The move had cross-party consensus and the Government was open about plans to include a tax bump of at least €5. It all looked rosy until the news was leaked to the media on Monday that carbon had cold feet and didn’t want to budge from its €20 safe space.
So it was not very surprising that as Paschal stepped up to the plate on Tuesday afternoon, carbon tax pulled a runner.
Equally unsurprising, environmental groups and the Greens came out all guns blazing during the post-Budget 2019 media meltdown – ‘two fingers to future generations’, ‘a shameful day for Fine Gael’, ‘staggering failure of political leadership’ etc…
However, one thing that was new was the near instant hit back from the experts who one comes to expect to keep schtum after such decisions and keep on with their research.
And they didn’t just hit us with the economic rationale. They were clearly peeved off.
‘Father Ted budget’
Joseph Curtin, a leading political economist, was first up to bat. A “Father Ted budget”, the decision to exclude any increase in the cost of carbon, he said, was both “shocking and depressing”.
The move, he added, was “an abject failure of political courage and leadership” with the Cabinet clearly unable to look beyond the next General Election.
Mr Curtin is a member of the State’s own Climate Change Advisory Council (CCAC) that has said the carbon tax should be bumped up to €30 per tonne in 2019 and rise to €80 by 2030.
This would be an “essential component” in achieving a low-carbon transition by mid-century, the body said in a special report on the tax released in July.
The CCAC itself felt the need to issue a press release to express its “disappointment” with the decision, especially in light of the findings of the IPCC report released just the day before.
This is a rare thing.
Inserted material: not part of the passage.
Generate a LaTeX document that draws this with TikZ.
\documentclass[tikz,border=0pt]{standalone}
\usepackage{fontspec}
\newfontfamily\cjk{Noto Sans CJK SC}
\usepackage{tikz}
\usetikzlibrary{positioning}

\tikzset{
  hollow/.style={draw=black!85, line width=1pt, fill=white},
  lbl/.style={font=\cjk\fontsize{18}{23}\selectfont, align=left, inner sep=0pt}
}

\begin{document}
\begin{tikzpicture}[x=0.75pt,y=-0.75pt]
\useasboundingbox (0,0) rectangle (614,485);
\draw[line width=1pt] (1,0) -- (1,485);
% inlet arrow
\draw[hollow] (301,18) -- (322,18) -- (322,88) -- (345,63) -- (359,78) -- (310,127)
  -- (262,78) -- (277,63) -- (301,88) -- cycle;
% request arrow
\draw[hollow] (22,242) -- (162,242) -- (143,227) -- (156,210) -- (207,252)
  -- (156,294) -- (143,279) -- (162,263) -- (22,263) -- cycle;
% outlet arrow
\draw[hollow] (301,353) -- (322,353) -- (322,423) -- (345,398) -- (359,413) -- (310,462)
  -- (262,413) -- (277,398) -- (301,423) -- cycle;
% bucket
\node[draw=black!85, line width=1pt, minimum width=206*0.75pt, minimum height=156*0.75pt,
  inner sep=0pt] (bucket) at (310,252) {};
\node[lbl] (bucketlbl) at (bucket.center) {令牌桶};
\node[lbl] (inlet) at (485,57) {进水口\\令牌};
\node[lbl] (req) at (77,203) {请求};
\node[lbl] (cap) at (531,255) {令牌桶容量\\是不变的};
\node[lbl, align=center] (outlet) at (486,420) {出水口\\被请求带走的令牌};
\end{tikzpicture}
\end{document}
The body is normally very tight-lipped on its views and usually only ever sends out media briefings when it has a report coming out.
Government not ready to act
So it is serious when the chair of the Council and eminent economist, Professor John FitzGerald, says that the Government’s decision (or lack of one) signals that it is “not ready to take the obligations of tackling climate change seriously”.
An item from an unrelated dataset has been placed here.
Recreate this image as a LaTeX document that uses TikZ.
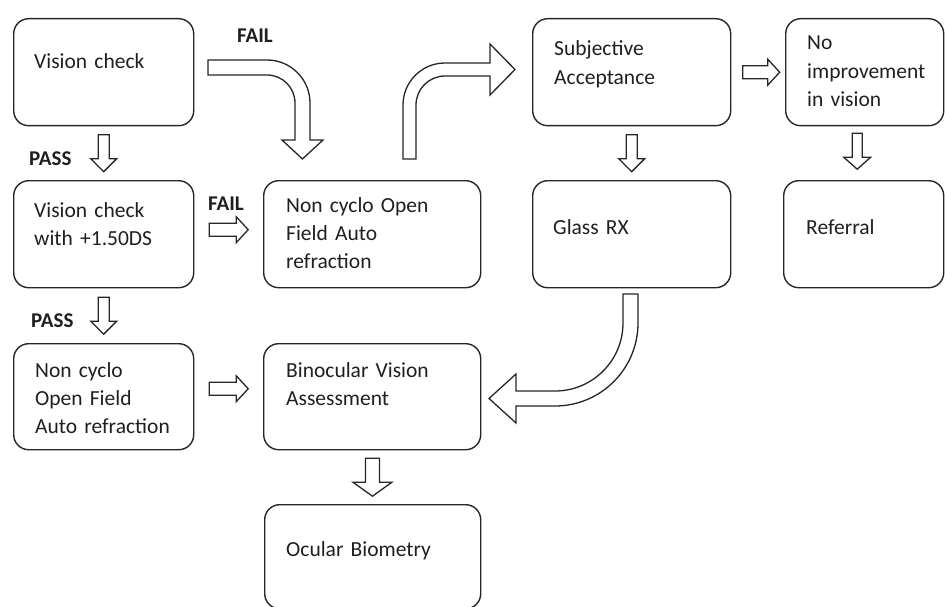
\documentclass[tikz,border=0pt]{standalone}
\usepackage{fontspec}
\setmainfont{Carlito}
\usetikzlibrary{calc}
\tikzset{
  box/.style={draw=black!85, line width=1.4pt, rounded corners=15pt, anchor=north west, inner sep=0pt},
  txt/.style={anchor=base west, inner sep=0pt, align=left, text width=190pt, text=black!88, font=\fontsize{21.5}{28.3}\selectfont},
  lbl/.style={anchor=base west, inner sep=0pt, text=black!88, font=\fontsize{21}{26}\selectfont\bfseries},
  barrow/.style={draw=black!85, line width=1.3pt, fill=white, line join=miter},
}
\newcommand\blockarrow[6]{\draw[barrow, shift={#1}, rotate=#2] ({-#3/2},{-#4/2}) -- ({#3/2-#6},{-#4/2}) -- ({#3/2-#6},{-#5/2}) -- ({#3/2},0) -- ({#3/2-#6},{#5/2}) -- ({#3/2-#6},{#4/2}) -- ({-#3/2},{#4/2}) -- cycle;}
\begin{document}
\begin{tikzpicture}[x=1pt,y=1pt]
\useasboundingbox (0,0) rectangle (945,-607);
% boxes
\node[box, minimum width=180pt, minimum height=107pt] (b1) at (13,-18) {};
\node[box, minimum width=180pt, minimum height=107pt] (b2) at (13,-180) {};
\node[box, minimum width=180pt, minimum height=106pt] (b3) at (13,-343) {};
\node[box, minimum width=217pt, minimum height=107pt] (b4) at (263,-180) {};
\node[box, minimum width=217pt, minimum height=106pt] (b5) at (263,-343) {};
\node[box, minimum width=216pt, minimum height=104pt] (b6) at (264,-504) {};
\node[box, minimum width=198pt, minimum height=107pt] (b7) at (532,-18) {};
\node[box, minimum width=198pt, minimum height=107pt] (b8) at (532,-180) {};
\node[box, minimum width=158pt, minimum height=107pt] (b9) at (785,-18) {};
\node[box, minimum width=160pt, minimum height=107pt] (b10) at (783,-180) {};
% texts
\node[txt] (t1) at (34,-69) {Vision check};
\node[txt] (t2) at (34,-217) {Vision check\\with +1.50DS};
\node[txt] (t3) at (35,-377) {Non cyclo\\Open Field\\Auto refraction};
\node[txt] (t4) at (286,-212) {Non cyclo Open\\Field Auto\\refraction};
\node[txt] (t5) at (286,-377) {Binocular Vision\\Assessment};
\node[txt] (t6) at (286,-556) {Ocular Biometry};
\node[txt] (t7) at (554,-56) {Subjective\\Acceptance};
\node[txt] (t8) at (553,-234) {Glass RX};
\node[txt] (t9) at (807,-50) {No\\improvement\\in vision};
\node[txt] (t10) at (806,-234) {Referral};
% labels
\node[lbl] (f1) at (237,-43) {FAIL};
\node[lbl] (f2) at (208,-210) {FAIL};
\node[lbl] (p1) at (29,-165) {PASS};
\node[lbl] (p2) at (31,-327) {PASS};
% straight block arrows
\blockarrow{($(b1.south)!0.5!(b2.north)$)}{-90}{37}{11}{26}{13}
\blockarrow{($(b2.east)!0.5!(b4.west)+(0,4.5)$)}{0}{39}{13}{26}{12}
\blockarrow{($(b2.south)!0.5!(b3.north)$)}{-90}{37}{11}{26}{13}
\blockarrow{($(b3.east)!0.5!(b5.west)+(0,8)$)}{0}{39}{13}{26}{12}
\blockarrow{($(b7.east)!0.5!(b9.west)+(3,0)$)}{0}{37}{13}{26}{12}
\blockarrow{($(b7.south)!0.5!(b8.north)$)}{-90}{37}{11}{26}{13}
\blockarrow{($(b9.south)!0.5!(b10.north)+(-7,2)$)}{-90}{36}{10}{27}{12}
\blockarrow{($(b5.south)!0.5!(b6.north)$)}{-90}{38}{14}{39}{14}
% curved block arrows
\draw[barrow] (208,-60) -- (267,-60) arc[start angle=90, end angle=0, radius=43] -- (310,-140) -- (323,-140) -- (302.5,-159) -- (282,-140) -- (295,-140) -- (295,-103) arc[start angle=0, end angle=90, radius=28] -- (208,-75) -- cycle;
\draw[barrow] (403,-159) -- (403,-105) arc[start angle=180, end angle=90, radius=42] -- (490,-63) -- (490,-44) -- (515,-69.5) -- (490,-95) -- (490,-76) -- (445,-76) arc[start angle=90, end angle=180, radius=29] -- (416,-159) -- cycle;
\draw[barrow] (638,-294) -- (638,-323) arc[start angle=0, end angle=-90, radius=83] -- (516,-406) -- (516,-423) -- (489,-398.5) -- (516,-374) -- (516,-391) -- (555,-391) arc[start angle=-90, end angle=0, radius=68] -- (623,-323) -- (623,-294) -- cycle;
\end{tikzpicture}
\end{document}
And you can see why he feels this way just three months after the CCAC’s report on carbon tax explained that it is an easy lay-up for the State to bring down emissions, encourage a move to renewables and bring in a chunk of revenue.
This revenue, the CCAC said, can then fuel the transition to a low-carbon society and pay for the infrastructural changes required to get hundreds of thousands of electric cars on the road by 2050 and supply the funds to retrofit our ageing and energy efficiency ailing housing stock.
Yesterday, the Taoiseach said that a higher carbon tax would seriously impact older people and those in rural areas and that any tax hike should be explained to the public first before it takes effect.
Short-term politics
However, as Tipperary Energy Agency Chief Executive Paul Kenny wrote in The Green News last week there are numerous ways in which the State could have rejigged the system to bump up the carbon tax without hitting the elderly, lower-income families and those in rural areas.
In fact, a new ESRI study on the tax – ironically (or more like calculatedly) released the morning of Budget 2019 – found that households would face only small increases in costs with a higher carbon tax.
Yet, the State has ignored all options for another year at least, and who will lose in the long-term – yes, you guessed it – rural and low-income families.
As Kenny said yesterday in a media release from Tipp Energy – yet another very rare occurrence from an expert body – carbon usage “drains rural Ireland of vital funds”.
Our continued dependence on imported high carbon fuels, he said, ensures that “rural Ireland is tied to the petrol pump and the oil boiler”.
“It’s precisely this type of short-term political string pulling that will leave rural Ireland poorer in the long run,” he warned. “The only way this will change is if people use the supports and make a change”.
As the Government deals with the arrival and aftermath of Storm Callum across Ireland tonight, let’s hope they begin to see the pressing need to make the big and bold changes we need right now.